# The W12 Touareg



## spockcat (Jun 5, 2003)

Courtesy of http://www.touareg-freunde.de


----------



## SUVW (Jan 29, 2004)

There's nothing not to love about that.


----------



## mishref (Jan 11, 2004)

It lives.
All we need now are numbers.
Prices / HP / Torque / 0-60


_Modified by mishref at 9:00 PM 5-30-2004_


----------



## leebo (Dec 17, 2003)

*Re: (mishref)*


_Quote, originally posted by *mishref* »_It lives.
All we need now are numbers.
Prices / HP / Torque / 0-60


MPG / Size of Fuel Tank(er)










_Modified by leebo at 9:15 PM 5-30-2004_


----------



## TREGGUY (May 22, 2004)

Excuse me while I change my shorts!


----------



## Richard1 (Apr 26, 2004)

*Re: The W12 Touareg (spockcat)*

450hp?!







hmmm, just like a turbo pepper.
how about cost? maybe a few thou less than the turbo.
Can it handle like the porsche? 
Can it handle like a V6 or V8 Touareg? 
I bet the V10 still has more torque!
Sure would like to test drive it, but I'll keep my big ten TDI.


----------



## spockcat (Jun 5, 2003)

*Re: (mishref)*

The W12 Phaeton costs about $95,000, does 0-100 km/h in 6.1 sec, has 420 hp and 406 ft.-lbs. of torque. Would you expect the Touareg to be much different?


----------



## Richard1 (Apr 26, 2004)

*Re: (spockcat)*

I bet the W12 Touareg will be just slightly less costly than the Phaeton and a little bit slower.


----------



## spockcat (Jun 5, 2003)

*Re: (Richard1)*

True but if you check the Phaeton specs, you will find it weights nearly as much as a Touareg, so the difference in acceleration will probably not be very much.


----------



## mishref (Jan 11, 2004)

*Re: (spockcat)*

According to VW:
Phaeton V8
0-60
6.7 seconds
Phaeton W12
0-60
5.9 seconds
-0.8secs
Touareg V8:
0-60
7.6 seconds
Using some ghetto math:
7.6 - 0.8 = ~6.8secs
Cayenne Turbo: ~5.6secs.
FX45: ~6.5 secs.
X5 4.8is: ~6.0 secs.
The car is still too slow compared to the other cars in its price range/category. VW needs to drop a supercharger or something in there.


----------



## TCinOC (Nov 25, 2003)

*Re: (spockcat)*


_Quote, originally posted by *spockcat* »_True but if you check the Phaeton specs, you will find it weights nearly as much as a Touareg, so the difference in acceleration will probably not be very much.

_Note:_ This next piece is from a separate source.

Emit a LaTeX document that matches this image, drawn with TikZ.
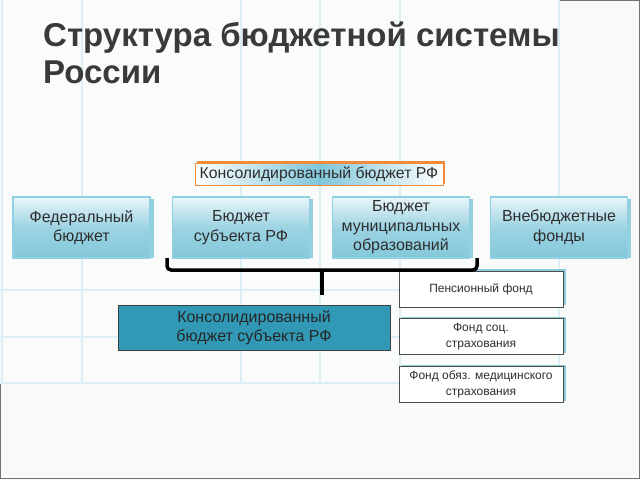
\documentclass[tikz,border=0pt]{standalone}
\usepackage{fontspec}
\setmainfont{Liberation Sans}
\definecolor{pagebg}{HTML}{F8F9F9}
\definecolor{panelbg}{HTML}{FAFBFB}
\definecolor{gridc}{HTML}{DCEFF6}
\definecolor{titlec}{HTML}{3A3A3A}
\definecolor{tealdk}{HTML}{3FA9C4}
\definecolor{tealmid}{HTML}{72C0D5}
\definecolor{teallt}{HTML}{EAF6FA}
\definecolor{bordlt}{HTML}{8FD0E4}
\definecolor{orangec}{HTML}{F08A3C}
\definecolor{tealbox}{HTML}{3199B6}
\definecolor{textc}{HTML}{2E2E2E}
\tikzset{
  bluebox/.style={draw=bordlt, line width=1.2pt, top color=teallt, bottom color=tealmid!85!teallt,
    middle color=tealmid!65!teallt, minimum width=137pt, minimum height=61pt, inner sep=1pt,
    align=center, text=textc, font=\fontsize{16}{19.5}\selectfont},
  orangebox/.style={draw=orangec, line width=0.8pt, left color=white, right color=white,
    middle color=tealmid!90!white, minimum width=248pt, minimum height=22pt, inner sep=0pt,
    text=textc, font=\fontsize{15.8}{17}\selectfont},
  consbox/.style={draw=black!75, line width=0.8pt, fill=tealbox, minimum width=272pt,
    minimum height=45pt, align=center, text=black!85, font=\fontsize{16}{18.5}\selectfont},
  fundbox/.style={draw=black!70, line width=0.8pt, fill=white, minimum width=164pt,
    minimum height=36pt, align=center, text=textc, font=\fontsize{12}{15.5}\selectfont},
  bracec/.style={line width=3.5pt, rounded corners=4pt, black},
  gridl/.style={gridc, line width=1.2pt}
}
\begin{document}
\begin{tikzpicture}[x=1pt,y=-1pt]
\useasboundingbox (0,0) rectangle (640,480);
\fill[pagebg] (0,0) rectangle (640,480);
\draw[black!55, line width=1pt] (0.5,0.5) rectangle (639.5,478.5);
\fill[panelbg] (0,0) rectangle (560,383);
% faint grid
\foreach \gx in {2,82,241,320,400,559} \draw[gridl] (\gx,0) -- (\gx,383);
\foreach \gy in {290,337,383} \draw[gridl] (0,\gy) -- (560,\gy);
% title
\node[anchor=north west, inner sep=0pt, align=left, text=titlec,
  font=\fontsize{33}{37}\selectfont\bfseries] (title) at (43,22)
  {Структура бюджетной системы\\России};
% orange top box
\fill[orangec] (197,161) rectangle (445,184);
\node[orangebox] (crf) at (319,174) {Консолидированный бюджет РФ};
% blue boxes with shadows
\foreach \bx in {82,241,401,559} \fill[tealdk!55] (\bx-66,199) rectangle (\bx+71.5,258);
\node[bluebox] (fed) at (81.5,227.5) {Федеральный\\бюджет};
\node[bluebox] (subj) at (241,227.5) {Бюджет\\субъекта РФ};
\node[bluebox] (mun) at (401,227.5) {Бюджет\\муниципальных\\образований};
\node[bluebox] (vneb) at (559,227.5) {Внебюджетные\\фонды};
% consolidated subject box
\node[consbox] (cons) at (254,327.5) {Консолидированный\\[1pt]бюджет субъекта РФ};
% funds with teal glow
\foreach \fy in {289,336.5,384.5} \fill[tealdk!60] (402,\fy-20) rectangle (566,\fy+16);
\node[fundbox] (pens) at (481,289) {Пенсионный фонд};
\node[fundbox] (soc) at (481,336.5) {Фонд соц.\\страхования};
\node[fundbox] (med) at (481,384.5) {Фонд обяз. медицинского\\страхования};
% brace
\coordinate (bl) at (167,258);
\coordinate (br) at (477,258);
\coordinate (bm) at (322,270);
\coordinate (bt) at (322,295);
\draw[bracec] (bl) -- (bl|-bm) -- (br|-bm) -- (br);
\draw[bracec] (bm) -- (bt);
\end{tikzpicture}
\end{document}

Yeah but I think the Phaeton has a lower center of gravity which will make a difference IMO. It should also be more aerodynamic than the Touareg but who knows?


----------



## mishref (Jan 11, 2004)

I hate how they stuck the ugly dual exhausts on the touareg. They should have put the dual exhaust on the V8 and given the oval exaust to the W12.


----------



## Juaser (Jan 24, 2004)

*Re: (mishref)*

baby, thats got quad exhausts. They look goooood.


----------



## TCinOC (Nov 25, 2003)

*Re: (Juaser)*

Agreed! I'll take the quads on my V8 anyday!! http://****************.com/smile/emthup.gif 
I would like to see more shots of this beast from the rear however.


----------



## cgmb16 (Jul 22, 2003)

That looks to be the infamous Studie design touareg prototype in a production form. I read a report where VW was thinking about producing it and calling it the Touareg Sport.


----------



## Highline (Mar 13, 2003)

*Re: The W12 Touareg (spockcat)*

Remember early this year when VW_Oman, which family owns the VW dealership in Oman, said that the W12 Touareg is comming.
I don't remember if he said that on Touareg or Phaeton forum but he had a V8 in exact colour like this one.


----------



## Richard1 (Apr 26, 2004)

*Re: (mishref)*

Maybe another hint at its performance would be to compare the V10 Touareg and Phaetons, then extrapolate the difference to the W12 versions?


----------



## mishref (Jan 11, 2004)

Highline,
I was told that there are W12 Touaregs in Bahrain. And they were not in the showroom or anything, someone was driving around in it. Its probably someone in the dealership. They brought Phaetons to Kuwait before they were officially launched.


----------



## Highline (Mar 13, 2003)

*Re: (mishref)*


_Quote, originally posted by *mishref* »_Highline,
I was told that there are W12 Touaregs in Bahrain. And they were not in the showroom or anything, someone was driving around in it. Its probably someone in the dealership. They brought Phaetons to Kuwait before they were officially launched.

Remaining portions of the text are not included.